==== Information provided ====
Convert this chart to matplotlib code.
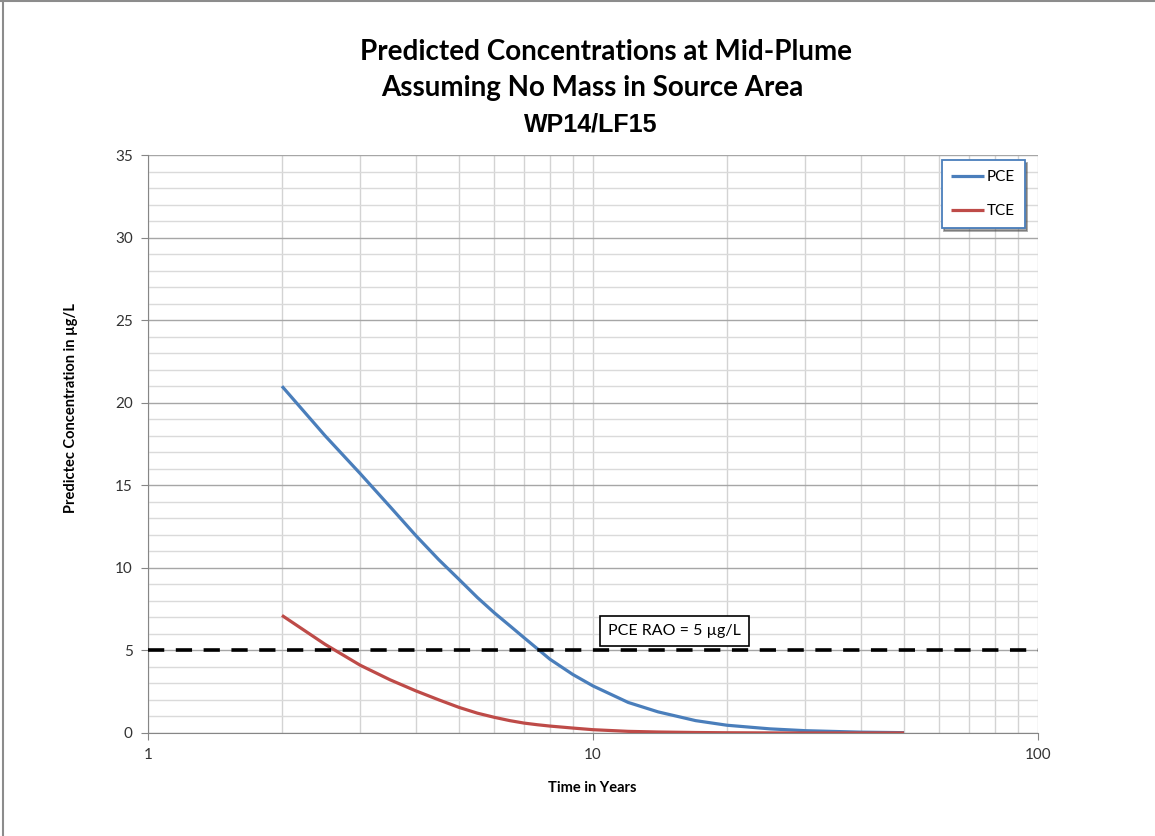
import numpy as np
import matplotlib
matplotlib.use("Agg")
import matplotlib.pyplot as plt
from matplotlib.lines import Line2D
from matplotlib.ticker import FixedLocator, NullFormatter

# ==========================================================
# data
# ==========================================================
years = [2, 2.5, 3, 3.5, 4, 4.5, 5, 5.5, 6, 6.5, 7, 7.5, 8, 9, 10, 12, 14, 17,
         20, 25, 30, 40, 50]
pce = [21.0, 18.0, 15.7, 13.7, 11.95, 10.5, 9.3, 8.2, 7.28, 6.5, 5.77, 5.1, 4.47,
       3.55, 2.85, 1.85, 1.28, 0.75, 0.47, 0.25, 0.14, 0.05, 0.02]
tce = [7.12, 5.37, 4.1, 3.22, 2.55, 2.01, 1.55, 1.2, 0.95, 0.75, 0.6, 0.5, 0.42,
       0.3, 0.2, 0.1, 0.06, 0.03, 0.015, 0.005, 0.0, 0.0, 0.0]
rao_level = 5
y_ticks = [0, 5, 10, 15, 20, 25, 30, 35]
x_ticks = [1, 10, 100]

title_lines = ["Predicted Concentrations at Mid-Plume",
               "Assuming No Mass in Source Area",
               "WP14/LF15"]

calib = ["Lato", "DejaVu Sans"]
plt.rcParams['font.family'] = calib

fig = plt.figure(figsize=(11.55, 8.36), dpi=100)
ax = fig.add_axes([148 / 1155, 103 / 836, 890 / 1155, 578 / 836])

# grid
ax.set_xscale("log")
ax.set_xlim(1, 100)
ax.set_ylim(0, 35)
ax.yaxis.set_major_locator(FixedLocator(y_ticks))
ax.yaxis.set_minor_locator(FixedLocator(np.arange(0, 36, 1)))
ax.xaxis.set_major_locator(FixedLocator(x_ticks))
ax.xaxis.set_minor_locator(FixedLocator([m * d for d in (1, 10) for m in range(2, 10)]))
ax.xaxis.set_minor_formatter(NullFormatter())
ax.set_xticklabels([str(t) for t in x_ticks])
ax.grid(True, which="major", axis="y", color="#a6a6a6", lw=1.0)
ax.grid(True, which="minor", axis="y", color="#dadada", lw=1.0)
ax.grid(True, which="both", axis="x", color="#d3d3d3", lw=1.0)
ax.set_axisbelow(True)
for s in ("top", "right"):
    ax.spines[s].set_visible(False)
for s in ("left", "bottom"):
    ax.spines[s].set_color("#868686")
ax.tick_params(which="major", length=5, color="#868686", labelsize=11,
               labelcolor="#333333", pad=6)
ax.tick_params(which="minor", length=0)

# series
ax.plot(years, pce, color="#4a7ebb", lw=2.3, label="PCE", solid_capstyle="butt",
        solid_joinstyle="round", zorder=3)
ax.plot(years, tce, color="#be4b48", lw=2.3, label="TCE", solid_capstyle="butt",
        solid_joinstyle="round", zorder=3)
ax.axhline(rao_level, color="black", lw=2.6, dashes=(4.5, 3.2), zorder=4)

ax.text(0.5915, 0.1766, "PCE RAO = 5 µg/L", transform=ax.transAxes, ha="center", va="center",
        fontsize=11.5, zorder=5,
        bbox=dict(boxstyle="square,pad=0.5", fc="white", ec="black", lw=1.2))

leg = ax.legend(loc="upper right", bbox_to_anchor=(0.985, 0.991), borderaxespad=0,
                frameon=True, fancybox=False, shadow=True, handlelength=2.1,
                labelspacing=1.3, borderpad=0.65, handletextpad=0.2, prop={"size": 11})
leg.get_frame().set_edgecolor("#4a7ebb")
leg.get_frame().set_linewidth(1.3)

ax.set_xlabel("Time in Years", fontsize=10.5, fontweight="bold")
ax.xaxis.set_label_coords(0.499, -0.083)
ax.set_ylabel("Predictec Concentration in µg/L", fontsize=10.5, fontweight="bold")
ax.yaxis.set_label_coords(-0.0787, 0.562)

# titles
fig.text(606 / 1155, 1 - 52 / 836, title_lines[0], ha="center", va="center",
         fontsize=20, fontweight="bold")
fig.text(592 / 1155, 1 - 88 / 836, title_lines[1], ha="center", va="center",
         fontsize=20, fontweight="bold")
fig.text(591 / 1155, 1 - 125 / 836, title_lines[2], ha="center", va="center",
         fontsize=18, fontweight="bold", family=["Liberation Sans", "DejaVu Sans"])

# outer frame (top and left edges only, as cropped)
fig.add_artist(Line2D([3 / 1155, 3 / 1155], [0, 1], color="#8c8c8c", lw=1.5))
fig.add_artist(Line2D([0, 1], [1 - 1 / 836, 1 - 1 / 836], color="#8c8c8c", lw=1.5))

fig.savefig("out.png", dpi=100)
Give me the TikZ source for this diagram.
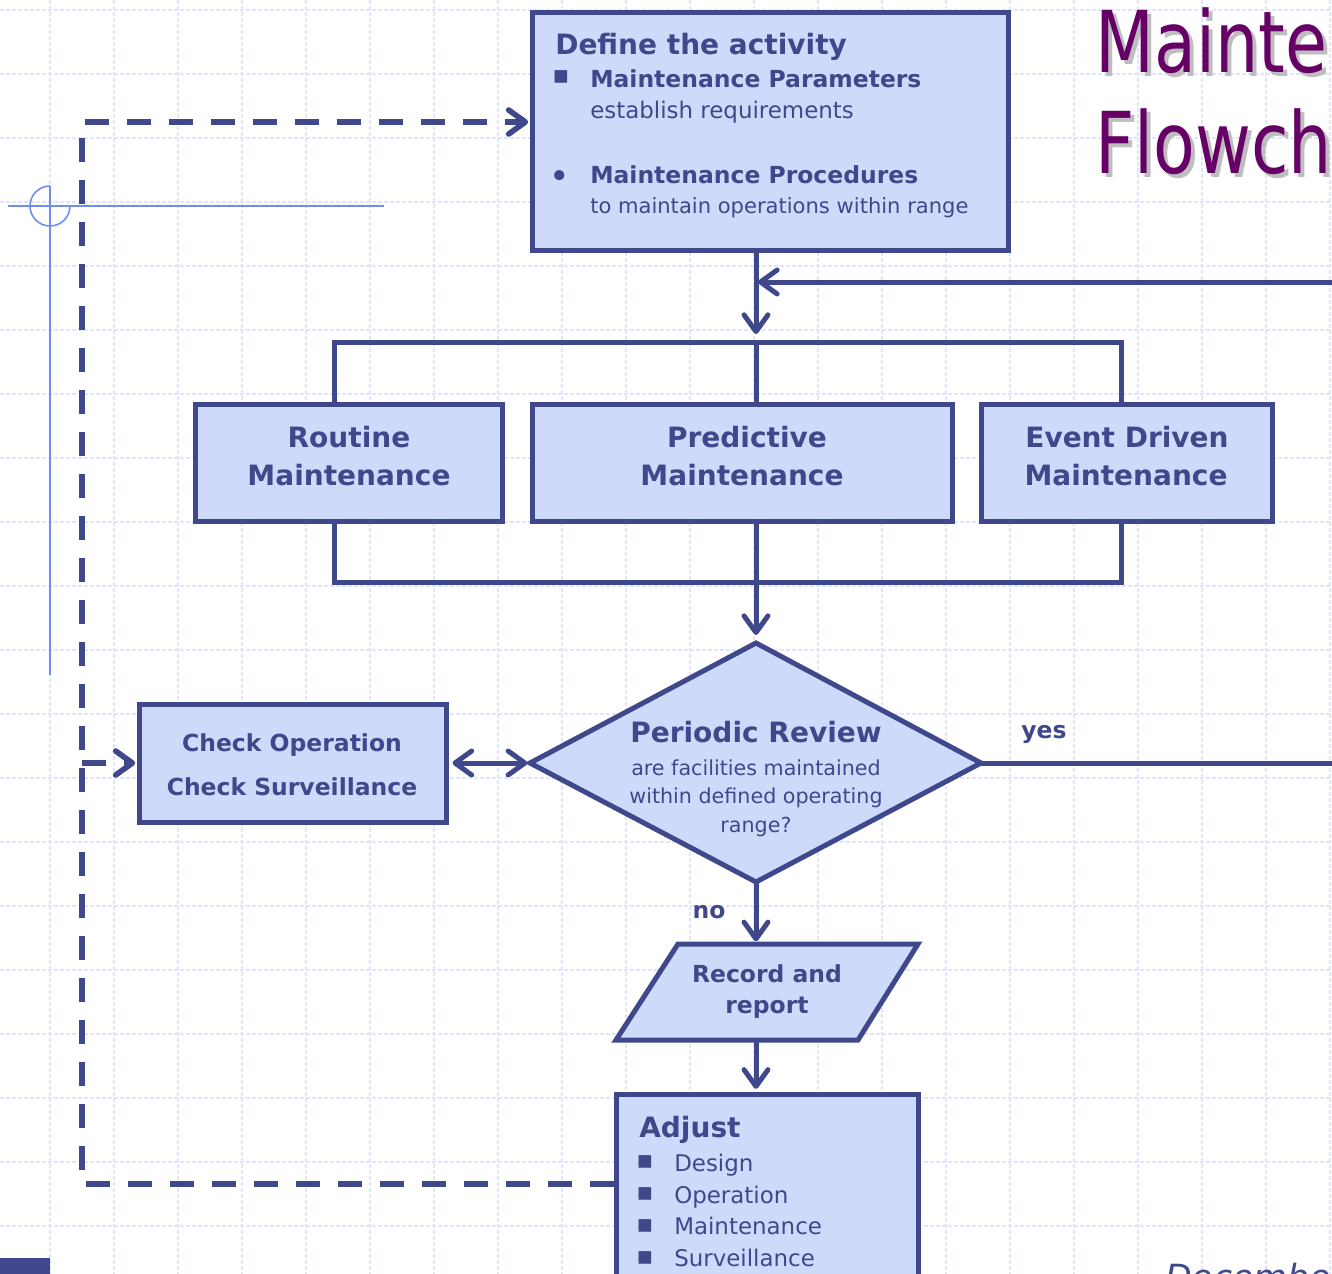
====
§ Exercise aim:
Leave the pictures out, and restate exactly the lines from the start of the records through the one that contains "x_ticks = [1, 10, 100]".

§ Complete answer:
Convert this chart to matplotlib code.
import numpy as np
import matplotlib
matplotlib.use("Agg")
import matplotlib.pyplot as plt
from matplotlib.lines import Line2D
from matplotlib.ticker import FixedLocator, NullFormatter

# ==========================================================
# data
# ==========================================================
years = [2, 2.5, 3, 3.5, 4, 4.5, 5, 5.5, 6, 6.5, 7, 7.5, 8, 9, 10, 12, 14, 17,
         20, 25, 30, 40, 50]
pce = [21.0, 18.0, 15.7, 13.7, 11.95, 10.5, 9.3, 8.2, 7.28, 6.5, 5.77, 5.1, 4.47,
       3.55, 2.85, 1.85, 1.28, 0.75, 0.47, 0.25, 0.14, 0.05, 0.02]
tce = [7.12, 5.37, 4.1, 3.22, 2.55, 2.01, 1.55, 1.2, 0.95, 0.75, 0.6, 0.5, 0.42,
       0.3, 0.2, 0.1, 0.06, 0.03, 0.015, 0.005, 0.0, 0.0, 0.0]
rao_level = 5
y_ticks = [0, 5, 10, 15, 20, 25, 30, 35]
x_ticks = [1, 10, 100]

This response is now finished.